Given exercise:
Carry none of the pictures over; write out the complete data exactly.

Information supplied:
:::
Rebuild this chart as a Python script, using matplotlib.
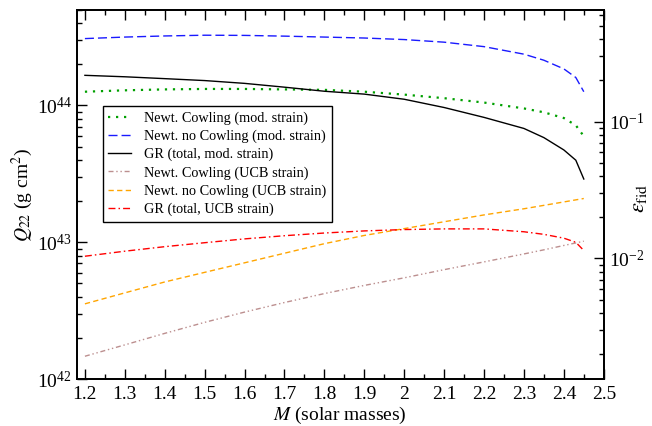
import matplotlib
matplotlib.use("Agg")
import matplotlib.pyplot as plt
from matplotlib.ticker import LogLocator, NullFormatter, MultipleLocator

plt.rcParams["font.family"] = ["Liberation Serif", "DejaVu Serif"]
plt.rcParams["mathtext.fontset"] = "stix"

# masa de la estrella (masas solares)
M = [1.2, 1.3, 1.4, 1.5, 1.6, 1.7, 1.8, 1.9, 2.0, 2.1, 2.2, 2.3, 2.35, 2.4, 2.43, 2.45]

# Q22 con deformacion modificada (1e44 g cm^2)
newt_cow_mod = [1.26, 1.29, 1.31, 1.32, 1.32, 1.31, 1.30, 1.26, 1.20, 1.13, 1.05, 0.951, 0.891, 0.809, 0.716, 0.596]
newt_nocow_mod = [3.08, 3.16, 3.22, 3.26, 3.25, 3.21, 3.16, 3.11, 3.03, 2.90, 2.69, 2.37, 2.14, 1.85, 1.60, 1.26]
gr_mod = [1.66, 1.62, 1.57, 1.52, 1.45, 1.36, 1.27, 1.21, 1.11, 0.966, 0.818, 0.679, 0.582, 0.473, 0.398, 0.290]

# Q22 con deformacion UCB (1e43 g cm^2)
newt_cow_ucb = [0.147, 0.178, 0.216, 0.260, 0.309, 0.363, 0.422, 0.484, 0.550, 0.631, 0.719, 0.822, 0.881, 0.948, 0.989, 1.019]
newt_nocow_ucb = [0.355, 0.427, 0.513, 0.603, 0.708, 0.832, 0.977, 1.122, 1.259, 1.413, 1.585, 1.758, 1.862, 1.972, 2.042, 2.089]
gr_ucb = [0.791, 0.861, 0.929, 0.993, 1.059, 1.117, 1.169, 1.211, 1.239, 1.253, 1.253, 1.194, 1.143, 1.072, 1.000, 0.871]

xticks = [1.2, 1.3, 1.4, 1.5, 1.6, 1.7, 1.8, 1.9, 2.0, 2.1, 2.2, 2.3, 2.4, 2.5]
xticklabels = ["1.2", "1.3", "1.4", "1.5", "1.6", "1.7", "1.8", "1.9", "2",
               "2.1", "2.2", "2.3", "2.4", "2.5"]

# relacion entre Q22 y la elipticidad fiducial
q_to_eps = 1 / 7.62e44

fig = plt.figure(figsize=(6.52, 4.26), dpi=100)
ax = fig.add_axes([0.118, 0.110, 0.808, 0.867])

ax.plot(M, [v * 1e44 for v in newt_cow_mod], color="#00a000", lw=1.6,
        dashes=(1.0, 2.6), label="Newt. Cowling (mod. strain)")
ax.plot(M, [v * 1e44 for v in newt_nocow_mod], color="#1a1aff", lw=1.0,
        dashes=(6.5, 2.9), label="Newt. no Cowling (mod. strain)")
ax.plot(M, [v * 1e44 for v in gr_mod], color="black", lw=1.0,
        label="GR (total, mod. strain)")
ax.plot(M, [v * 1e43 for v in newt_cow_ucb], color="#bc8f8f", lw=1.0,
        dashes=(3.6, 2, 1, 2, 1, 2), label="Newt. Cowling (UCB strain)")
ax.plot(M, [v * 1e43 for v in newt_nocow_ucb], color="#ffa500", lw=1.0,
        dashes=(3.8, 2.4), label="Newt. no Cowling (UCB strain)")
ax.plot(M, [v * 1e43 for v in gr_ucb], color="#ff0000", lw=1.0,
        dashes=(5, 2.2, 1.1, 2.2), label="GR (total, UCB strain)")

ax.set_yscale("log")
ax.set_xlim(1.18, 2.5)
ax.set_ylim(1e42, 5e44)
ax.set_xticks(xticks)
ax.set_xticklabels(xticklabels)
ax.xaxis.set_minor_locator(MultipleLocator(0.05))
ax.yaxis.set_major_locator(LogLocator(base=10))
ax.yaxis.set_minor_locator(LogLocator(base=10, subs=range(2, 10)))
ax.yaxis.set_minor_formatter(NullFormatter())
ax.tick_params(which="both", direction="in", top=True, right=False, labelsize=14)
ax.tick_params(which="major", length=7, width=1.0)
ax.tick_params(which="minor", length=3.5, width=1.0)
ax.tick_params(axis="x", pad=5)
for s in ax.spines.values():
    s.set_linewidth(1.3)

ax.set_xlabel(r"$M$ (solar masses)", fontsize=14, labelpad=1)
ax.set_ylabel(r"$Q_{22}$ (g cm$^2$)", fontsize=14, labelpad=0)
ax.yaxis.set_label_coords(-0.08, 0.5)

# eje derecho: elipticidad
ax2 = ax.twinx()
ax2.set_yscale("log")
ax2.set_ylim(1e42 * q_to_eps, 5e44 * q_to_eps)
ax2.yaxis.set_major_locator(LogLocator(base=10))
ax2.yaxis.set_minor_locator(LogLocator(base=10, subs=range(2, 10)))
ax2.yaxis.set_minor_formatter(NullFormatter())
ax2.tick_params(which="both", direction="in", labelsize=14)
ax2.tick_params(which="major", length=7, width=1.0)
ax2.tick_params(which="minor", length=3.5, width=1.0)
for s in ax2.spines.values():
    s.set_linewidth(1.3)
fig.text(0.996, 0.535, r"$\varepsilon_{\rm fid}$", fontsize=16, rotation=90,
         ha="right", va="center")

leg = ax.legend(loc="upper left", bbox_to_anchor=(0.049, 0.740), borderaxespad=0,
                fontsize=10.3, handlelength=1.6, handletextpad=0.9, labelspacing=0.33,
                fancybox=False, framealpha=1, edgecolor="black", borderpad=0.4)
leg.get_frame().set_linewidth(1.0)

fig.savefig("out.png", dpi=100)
:::
Output of the task:
Rebuild this chart as a Python script, using matplotlib.
import matplotlib
matplotlib.use("Agg")
import matplotlib.pyplot as plt
from matplotlib.ticker import LogLocator, NullFormatter, MultipleLocator

plt.rcParams["font.family"] = ["Liberation Serif", "DejaVu Serif"]
plt.rcParams["mathtext.fontset"] = "stix"

# masa de la estrella (masas solares)
M = [1.2, 1.3, 1.4, 1.5, 1.6, 1.7, 1.8, 1.9, 2.0, 2.1, 2.2, 2.3, 2.35, 2.4, 2.43, 2.45]

# Q22 con deformacion modificada (1e44 g cm^2)
newt_cow_mod = [1.26, 1.29, 1.31, 1.32, 1.32, 1.31, 1.30, 1.26, 1.20, 1.13, 1.05, 0.951, 0.891, 0.809, 0.716, 0.596]
newt_nocow_mod = [3.08, 3.16, 3.22, 3.26, 3.25, 3.21, 3.16, 3.11, 3.03, 2.90, 2.69, 2.37, 2.14, 1.85, 1.60, 1.26]
gr_mod = [1.66, 1.62, 1.57, 1.52, 1.45, 1.36, 1.27, 1.21, 1.11, 0.966, 0.818, 0.679, 0.582, 0.473, 0.398, 0.290]

# Q22 con deformacion UCB (1e43 g cm^2)
newt_cow_ucb = [0.147, 0.178, 0.216, 0.260, 0.309, 0.363, 0.422, 0.484, 0.550, 0.631, 0.719, 0.822, 0.881, 0.948, 0.989, 1.019]
newt_nocow_ucb = [0.355, 0.427, 0.513, 0.603, 0.708, 0.832, 0.977, 1.122, 1.259, 1.413, 1.585, 1.758, 1.862, 1.972, 2.042, 2.089]
gr_ucb = [0.791, 0.861, 0.929, 0.993, 1.059, 1.117, 1.169, 1.211, 1.239, 1.253, 1.253, 1.194, 1.143, 1.072, 1.000, 0.871]

xticks = [1.2, 1.3, 1.4, 1.5, 1.6, 1.7, 1.8, 1.9, 2.0, 2.1, 2.2, 2.3, 2.4, 2.5]
xticklabels = ["1.2", "1.3", "1.4", "1.5", "1.6", "1.7", "1.8", "1.9", "2",
               "2.1", "2.2", "2.3", "2.4", "2.5"]

# relacion entre Q22 y la elipticidad fiducial
q_to_eps = 1 / 7.62e44

fig = plt.figure(figsize=(6.52, 4.26), dpi=100)
ax = fig.add_axes([0.118, 0.110, 0.808, 0.867])

ax.plot(M, [v * 1e44 for v in newt_cow_mod], color="#00a000", lw=1.6,
        dashes=(1.0, 2.6), label="Newt. Cowling (mod. strain)")
ax.plot(M, [v * 1e44 for v in newt_nocow_mod], color="#1a1aff", lw=1.0,
        dashes=(6.5, 2.9), label="Newt. no Cowling (mod. strain)")
ax.plot(M, [v * 1e44 for v in gr_mod], color="black", lw=1.0,
        label="GR (total, mod. strain)")
ax.plot(M, [v * 1e43 for v in newt_cow_ucb], color="#bc8f8f", lw=1.0,
        dashes=(3.6, 2, 1, 2, 1, 2), label="Newt. Cowling (UCB strain)")
ax.plot(M, [v * 1e43 for v in newt_nocow_ucb], color="#ffa500", lw=1.0,
        dashes=(3.8, 2.4), label="Newt. no Cowling (UCB strain)")
ax.plot(M, [v * 1e43 for v in gr_ucb], color="#ff0000", lw=1.0,
        dashes=(5, 2.2, 1.1, 2.2), label="GR (total, UCB strain)")

ax.set_yscale("log")
ax.set_xlim(1.18, 2.5)
ax.set_ylim(1e42, 5e44)
ax.set_xticks(xticks)
ax.set_xticklabels(xticklabels)
ax.xaxis.set_minor_locator(MultipleLocator(0.05))
ax.yaxis.set_major_locator(LogLocator(base=10))
ax.yaxis.set_minor_locator(LogLocator(base=10, subs=range(2, 10)))
ax.yaxis.set_minor_formatter(NullFormatter())
ax.tick_params(which="both", direction="in", top=True, right=False, labelsize=14)
ax.tick_params(which="major", length=7, width=1.0)
ax.tick_params(which="minor", length=3.5, width=1.0)
ax.tick_params(axis="x", pad=5)
for s in ax.spines.values():
    s.set_linewidth(1.3)

ax.set_xlabel(r"$M$ (solar masses)", fontsize=14, labelpad=1)
ax.set_ylabel(r"$Q_{22}$ (g cm$^2$)", fontsize=14, labelpad=0)
ax.yaxis.set_label_coords(-0.08, 0.5)

# eje derecho: elipticidad
ax2 = ax.twinx()
ax2.set_yscale("log")
ax2.set_ylim(1e42 * q_to_eps, 5e44 * q_to_eps)
ax2.yaxis.set_major_locator(LogLocator(base=10))
ax2.yaxis.set_minor_locator(LogLocator(base=10, subs=range(2, 10)))
ax2.yaxis.set_minor_formatter(NullFormatter())
ax2.tick_params(which="both", direction="in", labelsize=14)
ax2.tick_params(which="major", length=7, width=1.0)
ax2.tick_params(which="minor", length=3.5, width=1.0)
for s in ax2.spines.values():
    s.set_linewidth(1.3)
fig.text(0.996, 0.535, r"$\varepsilon_{\rm fid}$", fontsize=16, rotation=90,
         ha="right", va="center")

leg = ax.legend(loc="upper left", bbox_to_anchor=(0.049, 0.740), borderaxespad=0,
                fontsize=10.3, handlelength=1.6, handletextpad=0.9, labelspacing=0.33,
                fancybox=False, framealpha=1, edgecolor="black", borderpad=0.4)
leg.get_frame().set_linewidth(1.0)

fig.savefig("out.png", dpi=100)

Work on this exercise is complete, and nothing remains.